— Start GIVEN DATA —
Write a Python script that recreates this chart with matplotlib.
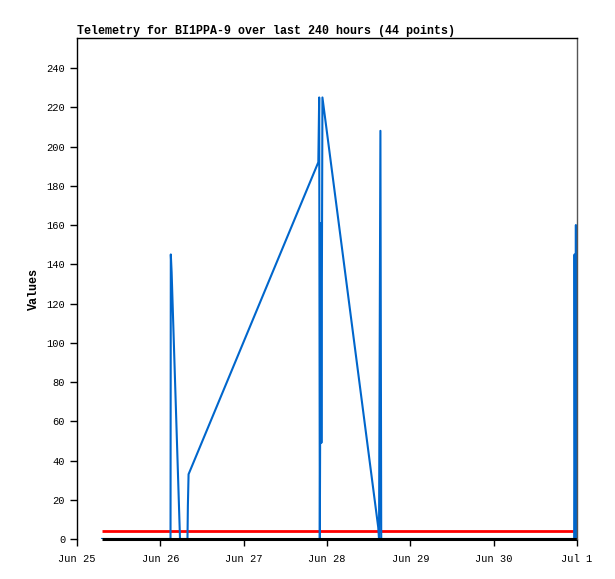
import pandas as pd
import matplotlib
matplotlib.use("Agg")
import matplotlib.pyplot as plt
import matplotlib.dates as mdates

# Telemetry samples
times = pd.to_datetime([
    "2023-06-25 07:12", "2023-06-26 02:56", "2023-06-26 03:01", "2023-06-26 03:15",
    "2023-06-26 05:40", "2023-06-26 07:49", "2023-06-26 07:56", "2023-06-26 08:08",
    "2023-06-27 21:30", "2023-06-27 21:45", "2023-06-27 21:56", "2023-06-27 22:13",
    "2023-06-27 22:23", "2023-06-27 22:41", "2023-06-28 14:45", "2023-06-28 14:59",
    "2023-06-28 15:23", "2023-06-28 15:37", "2023-06-30 23:11", "2023-06-30 23:18",
    "2023-06-30 23:29", "2023-06-30 23:41", "2023-06-30 23:52",
])
values = [0, 0, 145, 136, 0, 0, 17, 33, 192, 225, 0, 161, 49, 225, 6, 0,
          208, 0, 0, 145, 0, 160, 0]

# Reference lines
ref_times = pd.to_datetime(["2023-06-25 07:12", "2023-07-01 00:00"])
threshold = [4, 4]
baseline = [0, 0]

day_ticks = pd.date_range("2023-06-25", "2023-07-01", freq="D")

plt.rcParams['font.family'] = ['Liberation Mono', 'DejaVu Sans Mono']

fig = plt.figure(figsize=(6.15, 5.79), dpi=100)
ax = fig.add_axes([77 / 615, 1 - 539 / 579, 500 / 615, 501 / 579])

ax.plot(ref_times, threshold, color="#ff0000", linewidth=2, solid_capstyle="butt")
ax.plot(times, values, color="#0066cc", linewidth=1.5)
ax.plot(ref_times, baseline, color="black", linewidth=2.2, clip_on=False,
        solid_capstyle="butt")

ax.set_xlim(day_ticks[0], day_ticks[-1])
ax.set_ylim(0, 255.3)
ax.set_yticks(range(0, 241, 20))
ax.set_xticks(day_ticks)
ax.xaxis.set_major_formatter(mdates.DateFormatter("%b %-d"))

ax.spines["bottom"].set_visible(False)
ax.spines["right"].set_color("#555555")
for s in ["left", "top", "right"]:
    ax.spines[s].set_linewidth(1)

ax.tick_params(axis="both", direction="out", length=5, width=1, labelsize=7.5)
ax.tick_params(axis="x", pad=6)

ax.set_ylabel("Values", fontsize=8.5, fontweight="bold", labelpad=4.5)
ax.set_title("Telemetry for BI1PPA-9 over last 240 hours (44 points)",
             fontsize=8.4, fontweight="bold", loc="left", pad=3)

fig.savefig("out.png", dpi=100)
— End GIVEN DATA —
**WHAT YOU HAVE TO DO:** Choose all lines containing the string "matplotlib" and copy them out.

**RESPONSE FOR THIS EXERCISE:**
Write a Python script that recreates this chart with matplotlib.
import matplotlib
matplotlib.use("Agg")
import matplotlib.pyplot as plt
import matplotlib.dates as mdates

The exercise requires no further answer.